I'd have to take a closer look at this whole thing to get a better handle on it, but a few things to remember: A lot of people (well, at least quite a few) already live in national forests. A good amount of private land is surrounded by forest land or, in some measure, still part of the forest.
Also, national forests are not national parks. They are there to manage resources, not for sheer protection. In the forests I've been to (mostly out West in low-use areas, admittedly- I worked in the Boise NF for 3 months), I found them to be like parks but without rules or much regulation. Plus, a lot of forests are frigging enormous and I wouldn't really be opposed to selling some of it off for a good reason as long as the impact was not too bad.
Logging, resource extraction (logging, mining etc.) and development (ski resorts, anyone?) is already widespread on accessible areas of national forest land.

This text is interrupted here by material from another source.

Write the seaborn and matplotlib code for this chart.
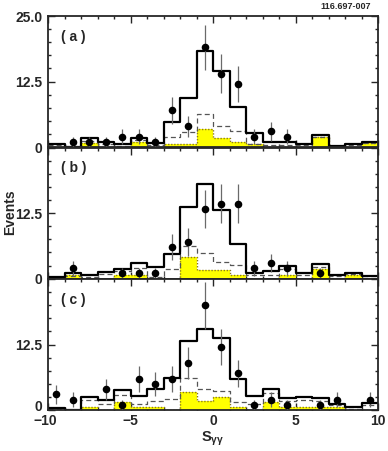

I'm not sure that handing it over to private companies would necessarily be much worse that what already occurrs in some places.
I dunno, maybe it's just that I saw a lot of logging, moto usage, crappy upkeep and poorly done ugly road cuts in my days in the forest.
Also, national forests are not national parks. They are there to manage resources, not for sheer protection. In the forests I've been to (mostly out West in low-use areas, admittedly- I worked in the Boise NF for 3 months), I found them to be like parks but without rules or much regulation. Plus, a lot of forests are frigging enormous and I wouldn't really be opposed to selling some of it off for a good reason as long as the impact was not too bad.
I'm going to say I don't agree w/ the sale of these parcels.
But using the argument of loggers getting hold of the land is kind of silly. I know in lots of Cherokee and bits of Pisgah and Nanahala, there really isn't much resource management. Bringing in a logging company could clean out a lot of the excess fuels (go down around the ocoee river where the Tsali trail system is and the white water events were for the '96 olympics, its nothing but dead pine waiting to light up), do selective cuttings and actually improve the overall health of the forest.
The forest service already logs their land. It was create to manage the land and provide a renewable resource, practicing the ideas of conservation. The national park service is what operates on the idea of preservation; leave it as it is...hell, no bikes in this area! (Imagine riding off road in the smokies)
I hope this came out okay. I'm not some big "W" waving, gun toting, 'tobacce spittin redneck.....but I'm also not a dashiki wearing, free love college know it all hippie. I don't like the sale of the federal lands nor how the money will be divided up or most of the other decisions comming out of DC regarding this administration. But the logging issue isn't that big of one for me. How else are you going to wipe in the moring after that first coffee induced grumpy?
Completely different situation. We allow (edit: per kidwoo, removed "highly"... it's not THAT rigorous and thanks to Shrub becoming even less so) regulated, selective use of National Forest land, but maintain ownership of it. If we sell off the land, we have no ability to regulate it anymore. There is no guarantee (in fact it is very unlikely) that the land would be harvested in a sustainable manner.
Additionally, while the DoI does buy and sell land all the time, when they sell land, it is to raise funds to buy land they deem higher priority. In this case we're just sucking money out of the land in a one shot deal. It is the exact same short-sighted defecit-spending that has gotten us where we are. As BS pointed out, there are much easier and less permanent ways to raise money.